By including Forensic Architecture, Schmuckli resisted the temptation to make the entire exhibition about tech gone wrong, although the overall show is far more cautionary than celebratory. A short distance from the Forensic Architecture exhibit is artist Trevor Paglen’s They Took the Faces from the Accused and the Dead. It highlights early work on facial recognition systems that were trained and tested on a federal government database of mugshots—without the consent of those who are pictured.
Paglen tries to indicate the scale of the privacy-violating enterprise with a roughly 19-by-30-foot display consisting of 3,240 photos. The images have been sorted by an algorithm into groups with similar features—highlighting the reductivist way that AI views human beings. Paglen has placed a thick line across the eyes in each photo, in an effort to preserve anonymity that wasn’t extended to the unwitting participants in the original exercise. His work is yet another example of how AI could not be built without humans—often humans who have no say in, and get no benefit from, the process.

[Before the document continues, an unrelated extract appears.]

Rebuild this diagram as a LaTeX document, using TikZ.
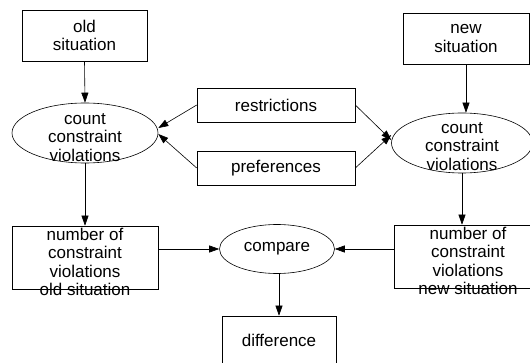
\documentclass[tikz,border=0pt]{standalone}
\usepackage{fontspec}
\setmainfont{Liberation Sans}
\usepackage{tikz}
\usetikzlibrary{arrows.meta,shapes.geometric,calc}

\begin{document}
\begin{tikzpicture}[x=1pt,y=-1pt,line width=0.6pt,
    every node/.style={font=\fontsize{17}{18.5}\selectfont,inner sep=0pt,align=center},
    box/.style={draw,rectangle},
    oval/.style={draw,ellipse},
    arr/.style={-{Triangle[length=10pt,width=7pt]}}]
    % Frame
    \useasboundingbox (0,0) rectangle (530,363);
    \clip (0,0) rectangle (530,363);

    % Situations
    \node[box,minimum width=125pt,minimum height=51pt] (oldsit) at (84.5,35.5) {old\\situation};
    \node[box,minimum width=126pt,minimum height=51pt] (newsit) at (466,38.5) {new\\situation};

    % Constraints
    \node[box,minimum width=158pt,minimum height=34pt] (restr) at (276,105) {restrictions};
    \node[box,minimum width=158pt,minimum height=34pt] (pref) at (276,168) {preferences};

    % Counting
    \node[oval,minimum width=146pt,minimum height=60pt] (cntold) at (85,133) {};
    \node (cntoldtxt) at (85,137.5) {count\\constraint\\violations};
    \node[oval,minimum width=141pt,minimum height=60pt] (cntnew) at (462,143) {};
    \node (cntnewtxt) at (462,146.5) {count\\constraint\\violations};

    % Numbers of violations
    \node[box,minimum width=146pt,minimum height=63pt] (oldnum) at (85,257.5) {};
    \node (oldnumtxt) at (85,262) {number of\\constraint\\violations\\old situation};
    \node[box,minimum width=148pt,minimum height=63pt] (newnum) at (468,256.5) {};
    \node (newnumtxt) at (468,261) {number of\\constraint\\violations\\new situation};

    % Comparison
    \node[oval,minimum width=115pt,minimum height=49pt] (cmp) at (277,249) {compare};
    \node[box,minimum width=114pt,minimum height=49pt] (diff) at (279,340.5) {difference};

    % Arrows
    \draw[arr] (oldsit.south) -- (cntold.north);
    \draw[arr] (newsit.south) -- (newsit.south |- cntnew.north);
    \draw[arr] (restr.west) -- ($(cntold.east)+(0,-5)$);
    \draw[arr] (pref.west) -- ($(cntold.east)+(0,1)$);
    \draw[arr] (restr.east) -- ($(cntnew.west)+(0,-3)$);
    \draw[arr] (pref.east) -- ($(cntnew.west)+(0,-8)$);
    \draw[arr] (cntold.south) -- (oldnum.north);
    \draw[arr] (cntnew.south) -- (cntnew.south |- newnum.north);
    \draw[arr] (oldnum.east |- cmp.west) -- (cmp.west);
    \draw[arr] (newnum.west |- cmp.east) -- (cmp.east);
    \draw[arr] (diff.north |- cmp.south) -- (diff.north);
\end{tikzpicture}
\end{document}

The above exhibits comprise just a sampling from dozens of items—both physical and virtual—in the de Young show (including several short films). It spans eight large galleries, plus a portion of the museum’s lobby and sculpture garden, and could easily take half a day to work through. If one theme unites all these disparate works, it would be that artificial intelligence is inextricably linked to humanity. Humans write the algorithms, choose the training data, and decide how to apply the resulting technology in the real world. AI extends human capabilities but also human biases and faults. Despite all the trappings of precise, neutral technology, artificial intelligence still bears an uncanny resemblance to our flawed humanity.